注目されるダイキン工業の「攻めのグループ経営戦略」

昨日(9月24日)の産経新聞1面に、ダイキン工業さんのグループ経営管理に関する記事が掲載されていて、とても関心を持ちました。「本社⇔子会社 情報パイプ役~ダイキンが専門職新設へ~経営戦略や現場の声 正確に」との見出し記事です。ダイキン工業さんは、会社の経営方針をグループ会社内の隅々まで浸透させる「橋渡し役」(ブリッジ・パーソン)の専門職を、今後3年以内に50名ほど選任するそうです。

この50名は、経営目標や理念に精通した一定基準を満たした社員から選抜するそうで、組織内の情報の目詰まりを取り除き、トップの経営判断を迅速に実行に移す体制の整備が目的とのこと。これまで、多くのM&Aによって大きくなったダイキン工業さんのグループでは、情報伝達の在り方が大きな課題になっていたそうです。空気清浄では超一流の会社でも「現場の空気が本社に上がってくるときにはきれいな空気に変わるのはマズい」ということで、不祥事防止にも、「ブリッジ・パーソン」への期待がかかるそうです。

企業統治改革5年目の目玉として、経産省CGS研究会でも実務指針作りのためにグループ経営管理の在り方が審議されていますが、「ブリッジ・パーソン」なる専門職を新設するというのは、さすが海外売り上げが8割を占め、多くの海外企業を買収しておられるダイキン工業さんらしい「攻めのグループ経営戦略」だと思います。

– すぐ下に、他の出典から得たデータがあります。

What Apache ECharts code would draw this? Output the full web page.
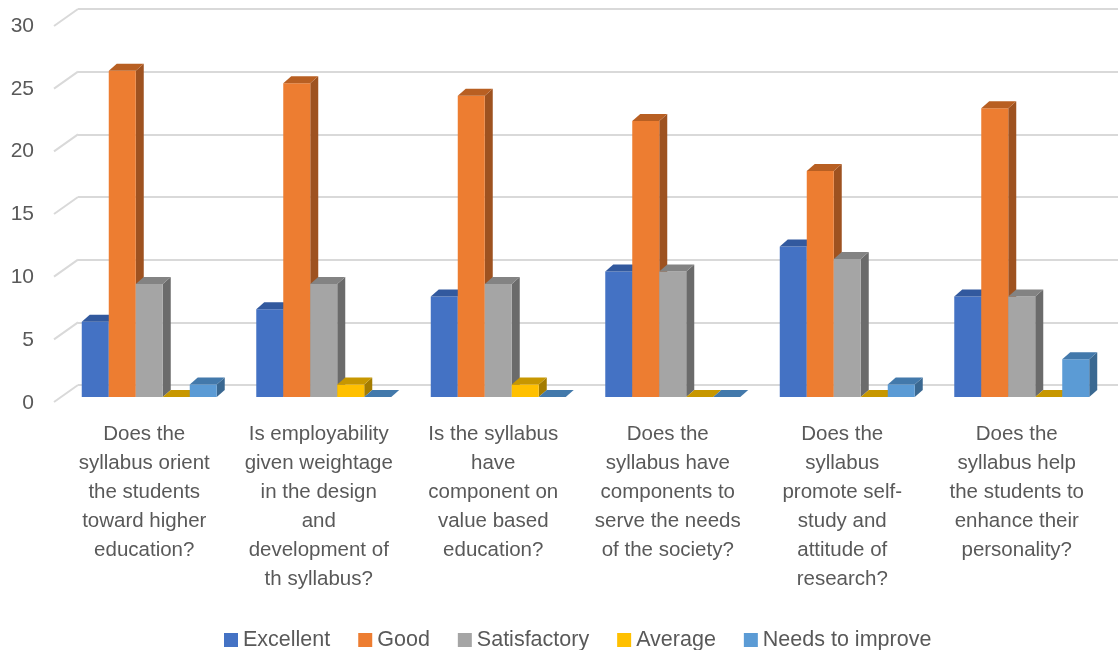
<!DOCTYPE html>
<html><head><meta charset="utf-8">
<script src="https://cdn.jsdelivr.net/npm/echarts@6/dist/echarts.min.js"></script>
<style>html,body{margin:0;padding:0;background:#fff}#c{width:1118px;height:650px}</style>
</head><body><div id="c"></div>
<script>
var categories = [
  "Does the\nsyllabus orient\nthe students\ntoward higher\neducation?",
  "Is employability\ngiven weightage\nin the design\nand\ndevelopment of\nth syllabus?",
  "Is the syllabus\nhave\ncomponent on\nvalue based\neducation?",
  "Does the\nsyllabus have\ncomponents to\nserve the needs\nof the society?",
  "Does the\nsyllabus\npromote self-\nstudy and\nattitude of\nresearch?",
  "Does the\nsyllabus help\nthe students to\nenhance their\npersonality?"
];
var seriesNames = ["Excellent", "Good", "Satisfactory", "Average", "Needs to improve"];
var excellent = [6, 7, 8, 10, 12, 8];
var good = [26, 25, 24, 22, 18, 23];
var satisfactory = [9, 9, 9, 10, 11, 8];
var average = [0, 1, 1, 0, 0, 0];
var needsToImprove = [1, 0, 0, 0, 1, 3];
var yTicks = [0, 5, 10, 15, 20, 25, 30];

var seriesValues = [excellent, good, satisfactory, average, needsToImprove];
var faceColors = [
  {front: '#4472C4', top: '#32599E', side: '#2F5597'},
  {front: '#ED7D31', top: '#B85F22', side: '#9E5220'},
  {front: '#A5A5A5', top: '#838383', side: '#6B6B6B'},
  {front: '#FFC000', top: '#C79700', side: '#A47C00'},
  {front: '#5B9BD5', top: '#4379AB', side: '#3A6891'}
];
var FONT = '"Liberation Sans", Arial, sans-serif';
var DX = 8, DY = 7;

function barRender(k) {
  return function (params, api) {
    var cat = api.value(0), v = api.value(1);
    var base = api.coord([cat, 0]);
    var top = api.coord([cat, v]);
    var band = api.size([1, 0])[0];
    var w = band * 0.1547;
    var x = base[0] - w * 5 / 2 + k * w;
    var yb = base[1], yt = top[1];
    var c = faceColors[k];
    var children = [];
    if (yb - yt > 0.5) {
      children.push({type: 'polygon', shape: {points: [[x + w, yt], [x + w + DX, yt - DY], [x + w + DX, yb - DY], [x + w, yb]]}, style: {fill: c.side}});
      children.push({type: 'rect', shape: {x: x, y: yt, width: w, height: yb - yt}, style: {fill: c.front}});
    }
    children.push({type: 'polygon', shape: {points: [[x, yt], [x + w, yt], [x + w + DX, yt - DY], [x + DX, yt - DY]]}, style: {fill: c.top}});
    return {type: 'group', children: children};
  };
}

var series = [{
  type: 'custom', xAxisIndex: 0, yAxisIndex: 0, silent: true,
  data: yTicks.map(function (t) { return [0, t]; }),
  renderItem: function (params, api) {
    var p = api.coord([0, api.value(1)]);
    var x0 = params.coordSys.x;
    return {type: 'line', shape: {x1: x0 - 24, y1: p[1] + 17, x2: x0, y2: p[1]}, style: {stroke: '#D9D9D9', lineWidth: 2}};
  }
}];
seriesValues.forEach(function (vals, k) {
  series.push({
    type: 'custom', name: seriesNames[k], xAxisIndex: 2, yAxisIndex: 2,
    itemStyle: {color: faceColors[k].front},
    data: vals.map(function (v, i) { return [i, v]; }),
    encode: {x: 0, y: 1},
    renderItem: barRender(k)
  });
});

var chart = echarts.init(document.getElementById('c'), null, {renderer: 'canvas'});
chart.setOption({
  animation: false,
  backgroundColor: '#ffffff',
  legend: {
    data: seriesNames, left: 219, top: 624, icon: 'rect', itemWidth: 14, itemHeight: 14, itemGap: 28,
    textStyle: {fontFamily: FONT, fontSize: 21.5, color: '#595959'}
  },
  grid: [
    {left: 78, right: 0, top: 9, bottom: 265},
    {left: 54, right: 0, top: 26, bottom: 247},
    {left: 62, right: 9, top: 20.5, bottom: 253}
  ],
  xAxis: [
    {type: 'category', gridIndex: 0, data: categories, show: false},
    {type: 'category', gridIndex: 1, data: categories, show: false},
    {type: 'category', gridIndex: 2, data: categories, axisLine: {show: false}, axisTick: {show: false},
     axisLabel: {interval: 0, margin: 23, fontFamily: FONT, fontSize: 20.5, lineHeight: 29, color: '#595959', verticalAlign: 'top', padding: [0, 10, 0, 0]}}
  ],
  yAxis: [
    {type: 'value', gridIndex: 0, min: 0, max: 30, interval: 5, axisLabel: {show: false}, axisLine: {show: false}, axisTick: {show: false},
     splitLine: {lineStyle: {color: '#D9D9D9', width: 2}}},
    {type: 'value', gridIndex: 1, min: 0, max: 30, interval: 5, splitLine: {show: false}, axisLine: {show: false}, axisTick: {show: false},
     axisLabel: {margin: 20, fontFamily: FONT, fontSize: 21, color: '#595959'}},
    {type: 'value', gridIndex: 2, min: 0, max: 30, interval: 5, show: false, splitLine: {show: false}}
  ],
  series: series
});
</script></body></html>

こちらのエントリー(イオン監査役アカデミーは企業価値を向上させるか?)でもご紹介しましたように、過去にもイオンさんが「イオン監査役アカデミー」を新設したり、また不祥事を起こした近鉄さんが子会社常勤監査役を大幅に拡充した例はありましたが、グループ経営の有効性や効率性を主たる目的として「50名もの専門職を新設する」というのは、これまであまり他社事例で聞いたことはありません。

講演等では毎度申し上げますとおり、グループ経営管理にはマニュアルはない、50社のグループ会社があれば、経営管理手法は50通り必要である、というのが持論なので、ダイキン工業さんの手法は経営管理手法としては、結果を出すために現実を見据えたものではないかと考えております(同制度の今後の運営に期待しております)。

ただ、経営方針の共有にしても、また不祥事予防にしても、グループ経営管理のためには「役職員間の時間軸の共有」が必要です。とりわけ「持続的成長に向けた株主との対話」などと言われる時代となりますと、社長と経営幹部、現場責任者と現場社員とでは、それぞれ「儲けること」の時間軸はずれてきますので、これを修正する作業が必要になります(現場責任者や社員にとっては、今シーズンの当該部署の業績がすべてであり、「中長期的な企業価値向上」への認識はあまりもてないのが当然かと)。「儲けの時間軸」を一致させる努力なしに「グループ会社との情報共有」などできるわけもなく、そのあたりに「橋渡しの専門職」を設けた一番の存在意義があるように思います。